--- Start of TASK INPUTS ---
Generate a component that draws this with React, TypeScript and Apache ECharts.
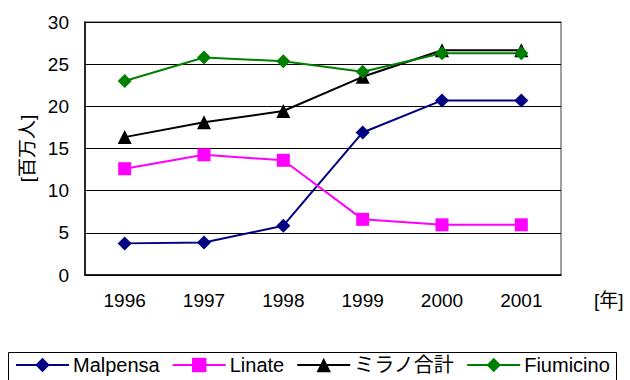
import React, { useEffect, useRef } from "react";
import * as echarts from "echarts";

const years = ["1996", "1997", "1998", "1999", "2000", "2001"];
const malpensa = [3.75, 3.85, 5.85, 16.9, 20.7, 20.7];
const linate = [12.6, 14.25, 13.6, 6.6, 5.95, 5.95];
const milanTotal = [16.35, 18.1, 19.45, 23.5, 26.65, 26.65];
const fiumicino = [23.0, 25.8, 25.35, 24.1, 26.3, 26.3];

const FONT = "'Liberation Sans', 'Noto Sans CJK JP', sans-serif";
const FS = 19;

export default function App() {
  const ref = useRef<HTMLDivElement>(null);

  useEffect(() => {
    if (!ref.current) return;
    const chart = echarts.init(ref.current, null, { renderer: "svg" });

    const mkSeries = (name: string, data: number[], color: string, symbol: string, size: number) => ({
      name,
      type: "line",
      data,
      symbol,
      symbolSize: size,
      showAllSymbol: true,
      lineStyle: { color, width: 2 },
      itemStyle: { color, borderWidth: 0 },
      emphasis: { disabled: true },
    });

    chart.setOption({
      animation: false,
      textStyle: { fontFamily: FONT },
      grid: { left: 85, top: 22, right: 69, bottom: 105, show: true, borderColor: "#808080", borderWidth: 1.5 },
      xAxis: {
        type: "category",
        data: years,
        boundaryGap: true,
        axisLine: { lineStyle: { color: "#000", width: 1.5 } },
        axisTick: { inside: true, length: 7, lineStyle: { color: "#000" } },
        axisLabel: { color: "#000", fontSize: FS, margin: 16, fontFamily: FONT },
        name: "[年]",
        nameLocation: "end",
        nameGap: 33,
        nameTextStyle: { color: "#000", fontSize: FS, fontFamily: FONT, align: "left", verticalAlign: "top", padding: [16, 0, 0, 0] },
      },
      yAxis: {
        type: "value",
        min: 0,
        max: 30,
        interval: 5,
        axisLine: { show: true, lineStyle: { color: "#000", width: 1.5 } },
        axisTick: { show: false },
        splitLine: { lineStyle: { color: "#000", width: 1 } },
        axisLabel: { color: "#000", fontSize: FS, margin: 16, fontFamily: FONT },
        name: "[百万人]",
        nameLocation: "middle",
        nameGap: 48,
        nameRotate: 90,
        nameTextStyle: { color: "#000", fontSize: FS, fontFamily: FONT },
      },
      legend: {
        left: 15,
        top: 355,
        itemWidth: 53,
        itemHeight: 18,
        itemGap: 12,
        padding: 0,
        textStyle: { color: "#000", fontSize: 20, fontFamily: FONT, padding: [0, 0, 0, -1] },
        data: ["Malpensa", "Linate", "ミラノ合計", "Fiumicino"],
      },
      graphic: [
        {
          type: "rect",
          shape: { x: 8.5, y: 352.5, width: 608, height: 40 },
          style: { fill: "none", stroke: "#000", lineWidth: 1 },
          silent: true,
        },
      ],
      series: [
        mkSeries("Malpensa", malpensa, "#000080", "diamond", 14),
        mkSeries("Linate", linate, "#FF00FF", "rect", 13),
        mkSeries("ミラノ合計", milanTotal, "#000000", "triangle", 14),
        mkSeries("Fiumicino", fiumicino, "#008000", "diamond", 14),
      ],
    });

    return () => chart.dispose();
  }, []);

  return <div ref={ref} style={{ width: 630, height: 380, position: "absolute", left: 0, top: 0 }} />;
}
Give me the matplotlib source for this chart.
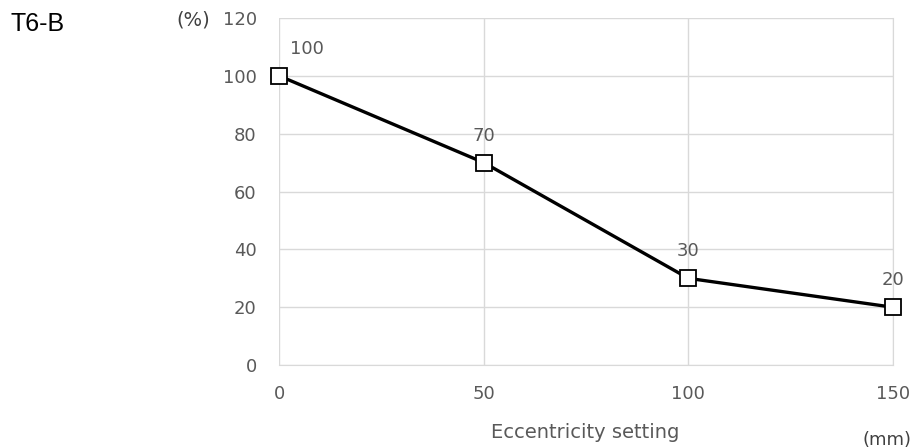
import matplotlib.pyplot as plt

eccentricity = [0, 50, 100, 150]
ratio = [100, 70, 30, 20]
x_ticks = [0, 50, 100, 150]
y_ticks = [0, 20, 40, 60, 80, 100, 120]

fig = plt.figure(figsize=(9.23, 4.48), dpi=100)
ax = fig.add_axes([0.3023, 0.185, 0.6652, 0.775])

ax.plot(eccentricity, ratio, color='black', linewidth=2.4, marker='s',
        markersize=12, markerfacecolor='white', markeredgecolor='black',
        markeredgewidth=1.3, zorder=3, clip_on=False)

for x, y in zip(eccentricity, ratio):
    dx = 28 if x == 0 else 0
    ax.annotate(str(y), (x, y), xytext=(dx, 27), textcoords='offset pixels',
                ha='center', va='center', fontsize=13, color='#595959')

ax.set_xlim(0, 150)
ax.set_ylim(0, 120)
ax.set_xticks(x_ticks)
ax.set_yticks(y_ticks)
ax.grid(True, color='#d9d9d9', linewidth=1)
ax.set_axisbelow(True)
ax.spines['top'].set_visible(False)
ax.spines['left'].set_visible(False)
ax.spines['right'].set_color('#d9d9d9')
ax.spines['bottom'].set_color('#d9d9d9')
ax.tick_params(length=0, labelsize=13, labelcolor='#595959')
ax.tick_params(axis='x', pad=14)
ax.tick_params(axis='y', pad=16)

fig.text(0.011, 0.946, 'T6-B', fontsize=18, color='black', ha='left', va='center',
         family='Liberation Sans')
fig.text(0.191, 0.955, '(%)', fontsize=14, color='#404040', ha='left', va='center')
fig.text(0.634, 0.035, 'Eccentricity setting', fontsize=14, color='#595959',
         ha='center', va='center')
fig.text(0.961, 0.018, '(mm)', fontsize=13, color='#404040', ha='center', va='center')

fig.savefig('out.png', dpi=100)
--- End of TASK INPUTS ---
EXERCISE DESCRIPTION
The line that contains "Give me the matplotlib source for this chart." opens the part to copy, and the last line of the records closes it; set down those lines exactly, pictures excluded.

WRITTEN ANSWER
Give me the matplotlib source for this chart.
import matplotlib.pyplot as plt

eccentricity = [0, 50, 100, 150]
ratio = [100, 70, 30, 20]
x_ticks = [0, 50, 100, 150]
y_ticks = [0, 20, 40, 60, 80, 100, 120]

fig = plt.figure(figsize=(9.23, 4.48), dpi=100)
ax = fig.add_axes([0.3023, 0.185, 0.6652, 0.775])

ax.plot(eccentricity, ratio, color='black', linewidth=2.4, marker='s',
        markersize=12, markerfacecolor='white', markeredgecolor='black',
        markeredgewidth=1.3, zorder=3, clip_on=False)

for x, y in zip(eccentricity, ratio):
    dx = 28 if x == 0 else 0
    ax.annotate(str(y), (x, y), xytext=(dx, 27), textcoords='offset pixels',
                ha='center', va='center', fontsize=13, color='#595959')

ax.set_xlim(0, 150)
ax.set_ylim(0, 120)
ax.set_xticks(x_ticks)
ax.set_yticks(y_ticks)
ax.grid(True, color='#d9d9d9', linewidth=1)
ax.set_axisbelow(True)
ax.spines['top'].set_visible(False)
ax.spines['left'].set_visible(False)
ax.spines['right'].set_color('#d9d9d9')
ax.spines['bottom'].set_color('#d9d9d9')
ax.tick_params(length=0, labelsize=13, labelcolor='#595959')
ax.tick_params(axis='x', pad=14)
ax.tick_params(axis='y', pad=16)

fig.text(0.011, 0.946, 'T6-B', fontsize=18, color='black', ha='left', va='center',
         family='Liberation Sans')
fig.text(0.191, 0.955, '(%)', fontsize=14, color='#404040', ha='left', va='center')
fig.text(0.634, 0.035, 'Eccentricity setting', fontsize=14, color='#595959',
         ha='center', va='center')
fig.text(0.961, 0.018, '(mm)', fontsize=13, color='#404040', ha='center', va='center')

fig.savefig('out.png', dpi=100)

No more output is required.